FHWA Picks Upgrade Plan

Fri October 25, 2002 - West Edition

The Federal Highway Administration (FHWA) has announced its selection of a plan to upgrade Guanella Pass Road in Colorado. The selection represents the agency’s preference from among six alternatives it has developed over 11 years of study and meetings with stakeholders, and is part of a final environmental impact statement (FEIS) recently released to the public.

FHWA must wait 30 days from the Sept. 27 issuance of the FEIS before it can render a final decision. Due to the scope of public interest in the project, the agency has added an additional 30 days, during which it will continue to receive and consider public comment. The extension delays a final decision until November at the earliest.

Extending about 23 mi. (37 km) from Georgetown in Clear Creek County south to Grant in Park County, Guanella Pass Road was built in the 1950s. Alternative 6, the plan FHWA prefers, “minimizes full reconstruction yet improves safety, enhances the environment, and reduces maintenance,” the agency said in a prepared statement.

According to FHWA, it has reduced the design of the project so that the improved portion closely follows the existing road to minimize impact on “previously undisturbed areas.”
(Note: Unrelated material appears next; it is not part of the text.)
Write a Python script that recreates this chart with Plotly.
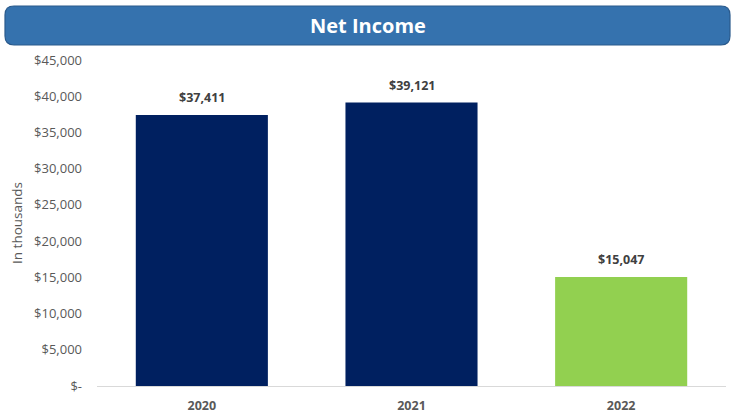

Under the plan, FHWA would build a 7th Street Bridge in Georgetown to reduce the impact that construction would have on local traffic and businesses.

About 63 percent of road improvements would entail rehabilitation of the existing roadway. Approximately 18 percent would involve light reconstruction within previously disturbed areas of the existing roadway, and nearly 19 percent would involve full reconstruction, in which work would extend outside the existing roadway.

FHWA Administrator Mary Peters characterized the plan as an example of a transportation project development philosophy called “context-sensitive design.”

The approach aims to involve all stakeholders in developing a transportation facility that fits its physical setting and preserves scenic, aesthetic, historic and environmental resources while maintaining safety and mobility.